Sure the Operators have some cool kit, and the beautifully detailed and customisable shotguns, assault rifles and machine guns are all designed to make gamers feel like bad-ass close-quarters combat operators. But the star of the show is the destructible environments and the exquisite sound design. Breaching charges aren’t just for doors. They will blow holes in walls, floors and windows, to make what looked like a fairly secure room, look like Swiss cheese by the end of a round. Almost every surface that looks like a bullet would go through, probably can be shot through.
This introduces an important real-world tactical assessment all gunfighters use. Is there cover here, or just concealment? They are two very different things. I love this element of the game, as it demands players attention.
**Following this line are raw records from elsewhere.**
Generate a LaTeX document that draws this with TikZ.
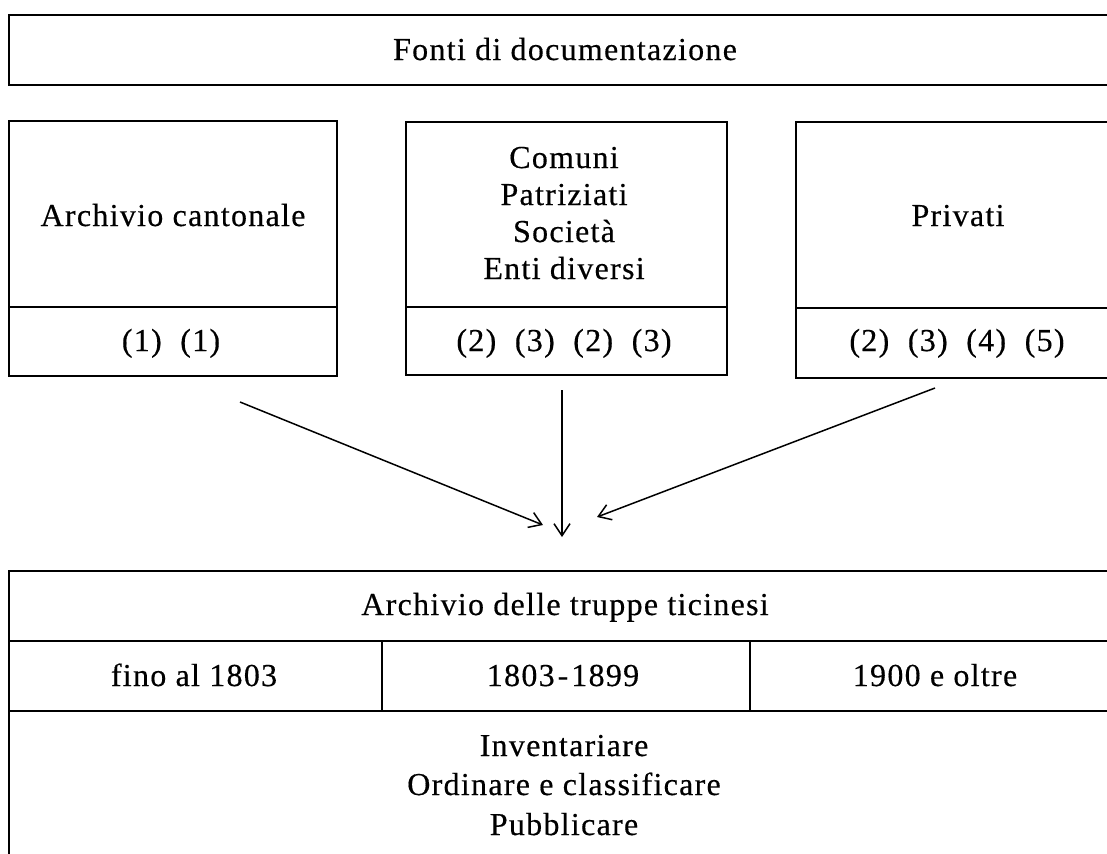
\documentclass[tikz,border=0pt]{standalone}
\usepackage{fontspec}
\setmainfont{Liberation Serif}[LetterSpace=4,FakeBold=0.4]
\usetikzlibrary{arrows.meta}
\begin{document}
\begin{tikzpicture}[x=0.5pt,y=-0.5pt,
  frame/.style={line width=1.25pt, line join=miter},
  lbl/.style={inner sep=0pt, anchor=base, font=\fontsize{16}{19}\selectfont},
  arr/.style={line width=0.75pt, -{Straight Barb[length=6pt,width=8pt]}}]
\useasboundingbox (0,0) rectangle (1107,853);
% top box
\draw[frame] (1107,15) -- (9,15) -- (9,85) -- (1107,85);
\node[lbl] (fonti) at (565,60) {Fonti di documentazione};
% left box
\draw[frame] (9,121) rectangle (337,376);
\draw[frame] (9,307) -- (337,307);
\node[lbl] (cant) at (173,226) {Archivio cantonale};
\node[lbl] (cantn) at (171,351) {(1)\ \ (1)};
% middle box
\draw[frame] (406,122) rectangle (727,375);
\draw[frame] (406,307) -- (727,307);
\node[lbl] (comuni) at (564,168) {Comuni};
\node[lbl] (patr) at (564,205) {Patriziati};
\node[lbl] (soc) at (564,242) {Società};
\node[lbl] (enti) at (564,279) {Enti diversi};
\node[lbl] (midn) at (564,351) {(2)\ \ (3)\ \ (2)\ \ (3)};
% right box
\draw[frame] (1107,122) -- (796,122) -- (796,378) -- (1107,378);
\draw[frame] (796,308) -- (1107,308);
\node[lbl] (priv) at (958,226) {Privati};
\node[lbl] (privn) at (957,351) {(2)\ \ (3)\ \ (4)\ \ (5)};
% arrows
\coordinate (la) at (240,402);
\coordinate (lb) at (543,525);
\coordinate (ma) at (562,390);
\coordinate (mb) at (562,537);
\coordinate (ra) at (935,388);
\coordinate (rb) at (597,517);
\draw[arr] (la) -- (lb);
\draw[arr] (ma) -- (mb);
\draw[arr] (ra) -- (rb);
% bottom box
\draw[frame] (1107,571) -- (9,571) -- (9,860);
\draw[frame] (9,641) -- (1107,641);
\draw[frame] (9,711) -- (1107,711);
\draw[frame] (382,641) -- (382,711);
\draw[frame] (750,641) -- (750,711);
\node[lbl] (truppe) at (565,615) {Archivio delle truppe ticinesi};
\node[lbl] (fino) at (194,686) {fino al 1803};
\node[lbl] (mid) at (563,686) {1803\kern1.5pt-\kern1.5pt1899};
\node[lbl] (oltre) at (935,686) {1900 e oltre};
\node[lbl] (inv) at (564,756) {Inventariare};
\node[lbl] (ord) at (564,795) {Ordinare e classificare};
\node[lbl] (pub) at (564,835) {Pubblicare};
\end{tikzpicture}
\end{document}
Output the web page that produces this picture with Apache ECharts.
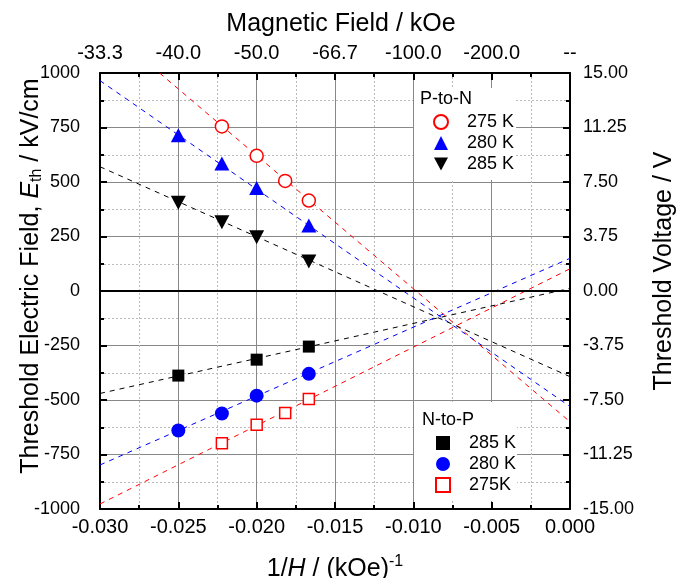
<!DOCTYPE html>
<html>
<head>
<meta charset="utf-8">
<script src="https://cdn.jsdelivr.net/npm/echarts@6/dist/echarts.min.js"></script>
<style>
  html, body { margin: 0; padding: 0; background: #fff; }
  #chart { width: 686px; height: 578px; }
</style>
</head>
<body>
<div id="chart"></div>
<script>
// Threshold field vs inverse magnetic field, P-to-N and N-to-P switching
const FONT = "'Liberation Sans', Arial, sans-serif";

// Axis tick labels on the top (magnetic field) axis, one per major tick of 1/H
const topTickLabels = ['-33.3', '-40.0', '-50.0', '-66.7', '-100.0', '-200.0', '--'];

// P-to-N measurements (1/H in kOe^-1, E_th in kV/cm)
const pn275x = [-0.02222, -0.020, -0.01818, -0.01667];
const pn275y = [755, 620, 505, 415];
const pn280x = [-0.025, -0.02222, -0.020, -0.01667];
const pn280y = [715, 585, 472, 300];
const pn285x = [-0.025, -0.02222, -0.020, -0.01667];
const pn285y = [405, 315, 247, 135];

// N-to-P measurements
const np285x = [-0.025, -0.020, -0.01667];
const np285y = [-388, -315, -255];
const np280x = [-0.025, -0.02222, -0.020, -0.01667];
const np280y = [-640, -562, -480, -380];
const np275x = [-0.02222, -0.020, -0.01818, -0.01667];
const np275y = [-698, -613, -560, -495];

// Linear fit lines, given by their end points [1/H, E_th]
const fitPN275 = [[-0.0262, 1000], [0, -600]];
const fitPN280 = [[-0.030, 965], [0, -530]];
const fitPN285 = [[-0.030, 570], [0, -393]];
const fitNP285 = [[-0.030, -470], [0, 12]];
const fitNP280 = [[-0.030, -798], [0, 150]];
const fitNP275 = [[-0.030, -977], [0, 102]];

const zeroLevel = 0;

const legendLabels = {
  'P-to-N 275 K': '275 K', 'P-to-N 280 K': '280 K', 'P-to-N 285 K': '285 K',
  'N-to-P 285 K': '285 K', 'N-to-P 280 K': '280 K', 'N-to-P 275 K': '275K'
};

const RED = '#ff0000', BLUE = '#0000ff', BLACK = '#000000';
// downward-pointing triangle used for the 285 K P-to-N points
const DOWN_TRIANGLE = 'path://M0,0L15,0L7.5,14Z';

function pairs(xs, ys) { return xs.map((x, i) => [x, ys[i]]); }

function fitSeries(name, pts, color) {
  return {
    name: name, type: 'line', data: pts, showSymbol: false, symbol: 'none',
    silent: true, z: 1, clip: true,
    lineStyle: { color: color, width: 1, type: [5, 5] }
  };
}

function scatter(name, xs, ys, symbol, size, style) {
  return {
    name: name, type: 'scatter', data: pairs(xs, ys),
    symbol: symbol, symbolSize: size,
    itemStyle: Object.assign({ opacity: 1 }, style), z: 3
  };
}

const axisLineStyle = { show: true, onZero: false, lineStyle: { color: '#000', width: 2 } };
const tickStyle = { show: true, inside: true, length: 7, lineStyle: { color: '#000', width: 2 } };
const minorTickStyle = { show: true, splitNumber: 2, length: 4, lineStyle: { color: '#000', width: 2 } };
const xLabelText = { color: '#000', fontSize: 20, fontFamily: FONT };
const yLabelText = { color: '#000', fontSize: 18, fontFamily: FONT };

const chart = echarts.init(document.getElementById('chart'), null, { renderer: 'canvas' });

chart.setOption({
  animation: false,
  backgroundColor: '#fff',
  grid: { left: 100, right: 116, top: 73, bottom: 69, containLabel: false, outerBoundsMode: 'none' },
  xAxis: [
    {
      type: 'value', position: 'bottom', min: -0.030, max: 0, interval: 0.005,
      axisLine: axisLineStyle, axisTick: tickStyle, minorTick: minorTickStyle,
      splitLine: { show: true, lineStyle: { color: '#888', width: 1 } },
      minorSplitLine: { show: true, lineStyle: { color: '#bbb', width: 1, type: [2, 2] } },
      axisLabel: Object.assign({ margin: 8, formatter: v => (Math.abs(v) < 1e-9 ? 0 : v).toFixed(3) }, xLabelText),
      name: '1/{i|H} / (kOe){sup|-1}', nameLocation: 'middle', nameGap: 45, nameMoveOverlap: false,
      nameTextStyle: {
        color: '#000', fontSize: 25, fontFamily: FONT,
        rich: {
          i: { fontStyle: 'italic', fontSize: 25, fontFamily: FONT, color: '#000' },
          sup: { fontSize: 16, fontFamily: FONT, color: '#000', padding: [0, 0, 14, 0] }
        }
      }
    },
    {
      type: 'value', position: 'top', min: -0.030, max: 0, interval: 0.005,
      axisLine: axisLineStyle, axisTick: tickStyle, minorTick: minorTickStyle,
      splitLine: { show: false },
      axisLabel: Object.assign({ margin: 10, formatter: (v, i) => topTickLabels[i] }, xLabelText),
      name: 'Magnetic Field / kOe', nameLocation: 'middle', nameGap: 36, nameMoveOverlap: false,
      nameTextStyle: { color: '#000', fontSize: 25, fontFamily: FONT, padding: [0, 0, 0, 12] }
    }
  ],
  yAxis: [
    {
      type: 'value', position: 'left', min: -1000, max: 1000, interval: 250,
      axisLine: axisLineStyle, axisTick: tickStyle, minorTick: minorTickStyle,
      splitLine: { show: true, lineStyle: { color: '#888', width: 1 } },
      minorSplitLine: { show: true, lineStyle: { color: '#bbb', width: 1, type: [2, 2] } },
      axisLabel: Object.assign({ margin: 20, formatter: v => String(v) }, yLabelText),
      name: 'Threshold Electric Field, {i|E}{sub|th} / kV/cm',
      nameLocation: 'middle', nameRotate: 90, nameGap: 55, nameMoveOverlap: false,
      nameTextStyle: {
        color: '#000', fontSize: 25, fontFamily: FONT, padding: [0, 0, 0, 30],
        rich: {
          i: { fontStyle: 'italic', fontSize: 25, fontFamily: FONT, color: '#000' },
          sub: { fontSize: 16, fontFamily: FONT, color: '#000', padding: [12, 0, 0, 0] }
        }
      }
    },
    {
      type: 'value', position: 'right', min: -15, max: 15, interval: 3.75,
      axisLine: axisLineStyle, axisTick: tickStyle, minorTick: minorTickStyle,
      splitLine: { show: false },
      axisLabel: Object.assign({ margin: 13, formatter: v => v.toFixed(2) }, yLabelText),
      name: 'Threshold Voltage / V', nameLocation: 'middle', nameRotate: 90, nameGap: 82,
      nameMoveOverlap: false,
      nameTextStyle: { color: '#000', fontSize: 25, fontFamily: FONT, padding: [0, 0, 0, 40] }
    }
  ],
  legend: [
    {
      orient: 'vertical', left: 433, top: 113, padding: 0, itemGap: 3,
      itemWidth: 14, itemHeight: 14,
      data: ['P-to-N 275 K', 'P-to-N 280 K', { name: 'P-to-N 285 K', icon: DOWN_TRIANGLE }],
      formatter: n => legendLabels[n],
      textStyle: { color: '#000', fontSize: 18, fontFamily: FONT, padding: [0, 0, 0, 14] },
      selectedMode: false, z: 6
    },
    {
      orient: 'vertical', left: 435, top: 434, padding: 0, itemGap: 3,
      itemWidth: 14, itemHeight: 14,
      data: ['N-to-P 285 K', 'N-to-P 280 K', 'N-to-P 275 K'],
      formatter: n => legendLabels[n],
      textStyle: { color: '#000', fontSize: 18, fontFamily: FONT, padding: [0, 0, 0, 14] },
      selectedMode: false, z: 6
    }
  ],
  graphic: [
    { type: 'rect', z: 3, silent: true, shape: { x: 414, y: 88, width: 102, height: 92 }, style: { fill: '#fff' } },
    { type: 'rect', z: 3, silent: true, shape: { x: 414, y: 402, width: 103, height: 99 }, style: { fill: '#fff' } },
    { type: 'text', z: 6, silent: true, x: 420, y: 99, style: { text: 'P-to-N', fill: '#000', fontSize: 18, fontFamily: FONT, verticalAlign: 'middle' } },
    { type: 'text', z: 6, silent: true, x: 422, y: 420, style: { text: 'N-to-P', fill: '#000', fontSize: 18, fontFamily: FONT, verticalAlign: 'middle' } }
  ],
  series: [
    Object.assign(fitSeries('fit P-to-N 275 K', fitPN275, RED), {
      markLine: {
        silent: true, symbol: 'none', label: { show: false }, z: 2,
        lineStyle: { color: '#000', width: 2, type: 'solid' },
        data: [{ yAxis: zeroLevel }]
      }
    }),
    fitSeries('fit P-to-N 280 K', fitPN280, BLUE),
    fitSeries('fit P-to-N 285 K', fitPN285, BLACK),
    fitSeries('fit N-to-P 285 K', fitNP285, BLACK),
    fitSeries('fit N-to-P 280 K', fitNP280, BLUE),
    fitSeries('fit N-to-P 275 K', fitNP275, RED),
    scatter('P-to-N 275 K', pn275x, pn275y, 'circle', 13, { color: '#fff', borderColor: RED, borderWidth: 1.5 }),
    scatter('P-to-N 280 K', pn280x, pn280y, 'triangle', [15, 14], { color: BLUE }),
    scatter('P-to-N 285 K', pn285x, pn285y, DOWN_TRIANGLE, [15, 14], { color: BLACK }),
    scatter('N-to-P 285 K', np285x, np285y, 'rect', 12, { color: BLACK }),
    scatter('N-to-P 280 K', np280x, np280y, 'circle', 14, { color: BLUE }),
    scatter('N-to-P 275 K', np275x, np275y, 'rect', 11, { color: '#fff', borderColor: RED, borderWidth: 1.5 })
  ]
});
</script>
</body>
</html>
Blowing a window in, then sprinting down a hallway looking to ‘speed-scope’ Call of Duty style, only results in the wonderful sound design, giving your position away and result in being shot through the plasterboard wall by an unseen defender.
Now, I have avoided the whole discussion around this game cutting pretty close to home with respect to the recent events in Paris. The question could be asked – is it in good taste to have a game that in some ways trivialises the terrible effects terrorism is having on our world. So, viewed in a vacuum of just entertainment, I really want to whole heartedly recommend this latest outing for Rainbow….but here comes the BUT. There is just not a lot of content on offer, even less if you don’t play online. In fact, without the online component gamers should not buy this game, there just isn’t enough to do. If you do game online and can look past the somewhat unstable multiplayer servers, this wee game offers something with a lot more ‘smarts’ than a CoD or Battlefield.
Ubisoft have found that sweet spot between tension and action and created my favourite shooter of the year.